## [PROBLEM DESCRIPTION]
Pictures in the data below are not part of the copy; transcribe everything else exactly.

## [SOURCE MATERIAL]
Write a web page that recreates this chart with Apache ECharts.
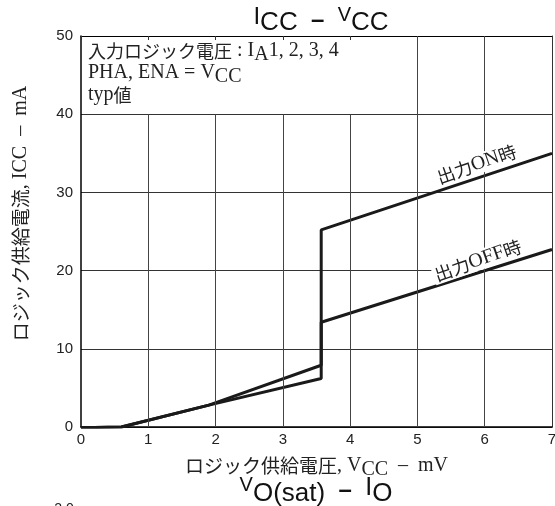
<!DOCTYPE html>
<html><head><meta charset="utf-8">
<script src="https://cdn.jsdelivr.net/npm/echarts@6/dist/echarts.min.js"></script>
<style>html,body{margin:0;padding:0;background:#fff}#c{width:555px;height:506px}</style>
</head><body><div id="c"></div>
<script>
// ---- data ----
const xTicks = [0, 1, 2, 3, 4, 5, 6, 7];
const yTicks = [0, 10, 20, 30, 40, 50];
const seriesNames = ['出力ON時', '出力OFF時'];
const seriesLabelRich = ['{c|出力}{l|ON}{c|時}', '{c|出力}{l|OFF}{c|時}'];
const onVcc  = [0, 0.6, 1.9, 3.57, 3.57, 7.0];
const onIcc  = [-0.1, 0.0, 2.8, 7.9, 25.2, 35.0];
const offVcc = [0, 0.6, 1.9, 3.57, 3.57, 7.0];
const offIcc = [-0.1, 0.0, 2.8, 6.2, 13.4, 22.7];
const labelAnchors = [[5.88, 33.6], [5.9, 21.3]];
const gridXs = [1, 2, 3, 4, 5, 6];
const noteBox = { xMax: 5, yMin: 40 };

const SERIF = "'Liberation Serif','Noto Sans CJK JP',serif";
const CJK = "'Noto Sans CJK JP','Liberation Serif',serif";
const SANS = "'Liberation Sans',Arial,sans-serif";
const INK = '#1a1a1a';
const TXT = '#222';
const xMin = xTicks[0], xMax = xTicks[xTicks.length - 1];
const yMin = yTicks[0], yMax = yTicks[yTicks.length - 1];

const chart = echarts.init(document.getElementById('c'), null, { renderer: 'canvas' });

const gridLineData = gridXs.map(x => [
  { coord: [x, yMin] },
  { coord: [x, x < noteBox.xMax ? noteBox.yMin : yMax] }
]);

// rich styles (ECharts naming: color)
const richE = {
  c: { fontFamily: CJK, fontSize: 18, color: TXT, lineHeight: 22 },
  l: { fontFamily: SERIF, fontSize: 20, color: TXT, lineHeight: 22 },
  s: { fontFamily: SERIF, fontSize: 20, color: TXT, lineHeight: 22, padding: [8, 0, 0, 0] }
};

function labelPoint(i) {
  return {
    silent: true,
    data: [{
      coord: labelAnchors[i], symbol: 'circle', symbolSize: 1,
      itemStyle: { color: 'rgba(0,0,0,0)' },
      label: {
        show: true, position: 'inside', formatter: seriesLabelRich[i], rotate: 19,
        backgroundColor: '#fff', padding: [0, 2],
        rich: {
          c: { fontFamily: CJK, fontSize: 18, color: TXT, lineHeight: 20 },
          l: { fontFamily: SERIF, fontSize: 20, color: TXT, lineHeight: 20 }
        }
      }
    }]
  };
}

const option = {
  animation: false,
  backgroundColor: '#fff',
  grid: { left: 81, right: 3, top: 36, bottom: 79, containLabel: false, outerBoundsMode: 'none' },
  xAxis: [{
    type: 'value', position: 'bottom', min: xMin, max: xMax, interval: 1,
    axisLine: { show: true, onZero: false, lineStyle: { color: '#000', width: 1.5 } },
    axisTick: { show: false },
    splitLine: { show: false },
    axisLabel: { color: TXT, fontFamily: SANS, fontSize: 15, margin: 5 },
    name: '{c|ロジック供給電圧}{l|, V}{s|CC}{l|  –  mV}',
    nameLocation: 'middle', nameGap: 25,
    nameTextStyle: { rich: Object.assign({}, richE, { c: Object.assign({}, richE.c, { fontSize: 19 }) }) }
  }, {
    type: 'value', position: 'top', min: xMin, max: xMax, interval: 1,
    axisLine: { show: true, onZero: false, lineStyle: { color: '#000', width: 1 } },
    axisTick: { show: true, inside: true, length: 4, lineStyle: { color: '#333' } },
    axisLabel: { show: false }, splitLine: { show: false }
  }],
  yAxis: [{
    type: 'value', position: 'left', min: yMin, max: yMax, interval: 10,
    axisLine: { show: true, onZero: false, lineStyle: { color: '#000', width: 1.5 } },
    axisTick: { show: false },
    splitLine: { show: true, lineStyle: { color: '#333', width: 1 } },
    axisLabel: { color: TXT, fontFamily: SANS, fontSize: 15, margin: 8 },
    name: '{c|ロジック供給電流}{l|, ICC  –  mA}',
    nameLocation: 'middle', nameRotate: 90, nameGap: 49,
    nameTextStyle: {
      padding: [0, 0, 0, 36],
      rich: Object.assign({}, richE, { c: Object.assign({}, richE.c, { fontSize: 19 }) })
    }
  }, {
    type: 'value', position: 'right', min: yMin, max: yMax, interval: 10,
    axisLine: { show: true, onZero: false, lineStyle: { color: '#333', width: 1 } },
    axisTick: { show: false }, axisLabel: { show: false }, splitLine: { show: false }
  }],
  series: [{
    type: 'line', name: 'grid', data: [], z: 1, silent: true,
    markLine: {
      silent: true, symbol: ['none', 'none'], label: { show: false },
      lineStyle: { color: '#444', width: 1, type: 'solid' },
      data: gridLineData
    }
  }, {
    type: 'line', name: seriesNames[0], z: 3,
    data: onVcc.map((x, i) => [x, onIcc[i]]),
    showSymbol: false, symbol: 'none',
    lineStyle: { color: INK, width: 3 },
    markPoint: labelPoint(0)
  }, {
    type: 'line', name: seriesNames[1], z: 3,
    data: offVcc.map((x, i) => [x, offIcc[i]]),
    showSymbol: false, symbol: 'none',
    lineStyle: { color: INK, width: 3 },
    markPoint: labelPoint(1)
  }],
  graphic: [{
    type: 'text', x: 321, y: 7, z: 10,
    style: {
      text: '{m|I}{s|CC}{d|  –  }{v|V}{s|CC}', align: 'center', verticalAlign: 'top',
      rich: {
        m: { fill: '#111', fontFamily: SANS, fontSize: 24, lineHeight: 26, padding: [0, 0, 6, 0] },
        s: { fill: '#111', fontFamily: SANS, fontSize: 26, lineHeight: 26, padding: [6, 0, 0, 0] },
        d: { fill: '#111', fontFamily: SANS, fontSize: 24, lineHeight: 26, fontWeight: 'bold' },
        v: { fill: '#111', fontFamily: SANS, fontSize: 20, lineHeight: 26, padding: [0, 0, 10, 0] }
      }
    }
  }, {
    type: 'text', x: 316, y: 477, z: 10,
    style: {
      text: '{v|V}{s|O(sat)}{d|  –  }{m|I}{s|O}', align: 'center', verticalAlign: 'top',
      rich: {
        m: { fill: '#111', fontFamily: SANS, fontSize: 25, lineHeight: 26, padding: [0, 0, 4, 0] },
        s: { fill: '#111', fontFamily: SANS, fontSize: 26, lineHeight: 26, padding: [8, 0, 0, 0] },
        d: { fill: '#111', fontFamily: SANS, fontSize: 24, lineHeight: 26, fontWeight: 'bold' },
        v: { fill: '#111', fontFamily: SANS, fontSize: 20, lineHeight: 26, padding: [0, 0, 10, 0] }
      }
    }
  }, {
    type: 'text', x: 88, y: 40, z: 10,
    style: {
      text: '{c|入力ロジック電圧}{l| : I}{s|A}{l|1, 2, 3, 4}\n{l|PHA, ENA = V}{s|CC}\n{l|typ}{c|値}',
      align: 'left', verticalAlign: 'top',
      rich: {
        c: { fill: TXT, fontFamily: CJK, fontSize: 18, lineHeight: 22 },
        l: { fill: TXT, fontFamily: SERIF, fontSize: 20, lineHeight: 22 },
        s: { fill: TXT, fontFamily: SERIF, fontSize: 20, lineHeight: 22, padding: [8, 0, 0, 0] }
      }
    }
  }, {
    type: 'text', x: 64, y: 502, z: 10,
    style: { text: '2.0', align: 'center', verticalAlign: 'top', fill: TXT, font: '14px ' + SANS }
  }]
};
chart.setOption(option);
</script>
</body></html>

## [COMPLETE ANSWER]
Write a web page that recreates this chart with Apache ECharts.
<!DOCTYPE html>
<html><head><meta charset="utf-8">
<script src="https://cdn.jsdelivr.net/npm/echarts@6/dist/echarts.min.js"></script>
<style>html,body{margin:0;padding:0;background:#fff}#c{width:555px;height:506px}</style>
</head><body><div id="c"></div>
<script>
// ---- data ----
const xTicks = [0, 1, 2, 3, 4, 5, 6, 7];
const yTicks = [0, 10, 20, 30, 40, 50];
const seriesNames = ['出力ON時', '出力OFF時'];
const seriesLabelRich = ['{c|出力}{l|ON}{c|時}', '{c|出力}{l|OFF}{c|時}'];
const onVcc  = [0, 0.6, 1.9, 3.57, 3.57, 7.0];
const onIcc  = [-0.1, 0.0, 2.8, 7.9, 25.2, 35.0];
const offVcc = [0, 0.6, 1.9, 3.57, 3.57, 7.0];
const offIcc = [-0.1, 0.0, 2.8, 6.2, 13.4, 22.7];
const labelAnchors = [[5.88, 33.6], [5.9, 21.3]];
const gridXs = [1, 2, 3, 4, 5, 6];
const noteBox = { xMax: 5, yMin: 40 };

const SERIF = "'Liberation Serif','Noto Sans CJK JP',serif";
const CJK = "'Noto Sans CJK JP','Liberation Serif',serif";
const SANS = "'Liberation Sans',Arial,sans-serif";
const INK = '#1a1a1a';
const TXT = '#222';
const xMin = xTicks[0], xMax = xTicks[xTicks.length - 1];
const yMin = yTicks[0], yMax = yTicks[yTicks.length - 1];

const chart = echarts.init(document.getElementById('c'), null, { renderer: 'canvas' });

const gridLineData = gridXs.map(x => [
  { coord: [x, yMin] },
  { coord: [x, x < noteBox.xMax ? noteBox.yMin : yMax] }
]);

// rich styles (ECharts naming: color)
const richE = {
  c: { fontFamily: CJK, fontSize: 18, color: TXT, lineHeight: 22 },
  l: { fontFamily: SERIF, fontSize: 20, color: TXT, lineHeight: 22 },
  s: { fontFamily: SERIF, fontSize: 20, color: TXT, lineHeight: 22, padding: [8, 0, 0, 0] }
};

function labelPoint(i) {
  return {
    silent: true,
    data: [{
      coord: labelAnchors[i], symbol: 'circle', symbolSize: 1,
      itemStyle: { color: 'rgba(0,0,0,0)' },
      label: {
        show: true, position: 'inside', formatter: seriesLabelRich[i], rotate: 19,
        backgroundColor: '#fff', padding: [0, 2],
        rich: {
          c: { fontFamily: CJK, fontSize: 18, color: TXT, lineHeight: 20 },
          l: { fontFamily: SERIF, fontSize: 20, color: TXT, lineHeight: 20 }
        }
      }
    }]
  };
}

const option = {
  animation: false,
  backgroundColor: '#fff',
  grid: { left: 81, right: 3, top: 36, bottom: 79, containLabel: false, outerBoundsMode: 'none' },
  xAxis: [{
    type: 'value', position: 'bottom', min: xMin, max: xMax, interval: 1,
    axisLine: { show: true, onZero: false, lineStyle: { color: '#000', width: 1.5 } },
    axisTick: { show: false },
    splitLine: { show: false },
    axisLabel: { color: TXT, fontFamily: SANS, fontSize: 15, margin: 5 },
    name: '{c|ロジック供給電圧}{l|, V}{s|CC}{l|  –  mV}',
    nameLocation: 'middle', nameGap: 25,
    nameTextStyle: { rich: Object.assign({}, richE, { c: Object.assign({}, richE.c, { fontSize: 19 }) }) }
  }, {
    type: 'value', position: 'top', min: xMin, max: xMax, interval: 1,
    axisLine: { show: true, onZero: false, lineStyle: { color: '#000', width: 1 } },
    axisTick: { show: true, inside: true, length: 4, lineStyle: { color: '#333' } },
    axisLabel: { show: false }, splitLine: { show: false }
  }],
  yAxis: [{
    type: 'value', position: 'left', min: yMin, max: yMax, interval: 10,
    axisLine: { show: true, onZero: false, lineStyle: { color: '#000', width: 1.5 } },
    axisTick: { show: false },
    splitLine: { show: true, lineStyle: { color: '#333', width: 1 } },
    axisLabel: { color: TXT, fontFamily: SANS, fontSize: 15, margin: 8 },
    name: '{c|ロジック供給電流}{l|, ICC  –  mA}',
    nameLocation: 'middle', nameRotate: 90, nameGap: 49,
    nameTextStyle: {
      padding: [0, 0, 0, 36],
      rich: Object.assign({}, richE, { c: Object.assign({}, richE.c, { fontSize: 19 }) })
    }
  }, {
    type: 'value', position: 'right', min: yMin, max: yMax, interval: 10,
    axisLine: { show: true, onZero: false, lineStyle: { color: '#333', width: 1 } },
    axisTick: { show: false }, axisLabel: { show: false }, splitLine: { show: false }
  }],
  series: [{
    type: 'line', name: 'grid', data: [], z: 1, silent: true,
    markLine: {
      silent: true, symbol: ['none', 'none'], label: { show: false },
      lineStyle: { color: '#444', width: 1, type: 'solid' },
      data: gridLineData
    }
  }, {
    type: 'line', name: seriesNames[0], z: 3,
    data: onVcc.map((x, i) => [x, onIcc[i]]),
    showSymbol: false, symbol: 'none',
    lineStyle: { color: INK, width: 3 },
    markPoint: labelPoint(0)
  }, {
    type: 'line', name: seriesNames[1], z: 3,
    data: offVcc.map((x, i) => [x, offIcc[i]]),
    showSymbol: false, symbol: 'none',
    lineStyle: { color: INK, width: 3 },
    markPoint: labelPoint(1)
  }],
  graphic: [{
    type: 'text', x: 321, y: 7, z: 10,
    style: {
      text: '{m|I}{s|CC}{d|  –  }{v|V}{s|CC}', align: 'center', verticalAlign: 'top',
      rich: {
        m: { fill: '#111', fontFamily: SANS, fontSize: 24, lineHeight: 26, padding: [0, 0, 6, 0] },
        s: { fill: '#111', fontFamily: SANS, fontSize: 26, lineHeight: 26, padding: [6, 0, 0, 0] },
        d: { fill: '#111', fontFamily: SANS, fontSize: 24, lineHeight: 26, fontWeight: 'bold' },
        v: { fill: '#111', fontFamily: SANS, fontSize: 20, lineHeight: 26, padding: [0, 0, 10, 0] }
      }
    }
  }, {
    type: 'text', x: 316, y: 477, z: 10,
    style: {
      text: '{v|V}{s|O(sat)}{d|  –  }{m|I}{s|O}', align: 'center', verticalAlign: 'top',
      rich: {
        m: { fill: '#111', fontFamily: SANS, fontSize: 25, lineHeight: 26, padding: [0, 0, 4, 0] },
        s: { fill: '#111', fontFamily: SANS, fontSize: 26, lineHeight: 26, padding: [8, 0, 0, 0] },
        d: { fill: '#111', fontFamily: SANS, fontSize: 24, lineHeight: 26, fontWeight: 'bold' },
        v: { fill: '#111', fontFamily: SANS, fontSize: 20, lineHeight: 26, padding: [0, 0, 10, 0] }
      }
    }
  }, {
    type: 'text', x: 88, y: 40, z: 10,
    style: {
      text: '{c|入力ロジック電圧}{l| : I}{s|A}{l|1, 2, 3, 4}\n{l|PHA, ENA = V}{s|CC}\n{l|typ}{c|値}',
      align: 'left', verticalAlign: 'top',
      rich: {
        c: { fill: TXT, fontFamily: CJK, fontSize: 18, lineHeight: 22 },
        l: { fill: TXT, fontFamily: SERIF, fontSize: 20, lineHeight: 22 },
        s: { fill: TXT, fontFamily: SERIF, fontSize: 20, lineHeight: 22, padding: [8, 0, 0, 0] }
      }
    }
  }, {
    type: 'text', x: 64, y: 502, z: 10,
    style: { text: '2.0', align: 'center', verticalAlign: 'top', fill: TXT, font: '14px ' + SANS }
  }]
};
chart.setOption(option);
</script>
</body></html>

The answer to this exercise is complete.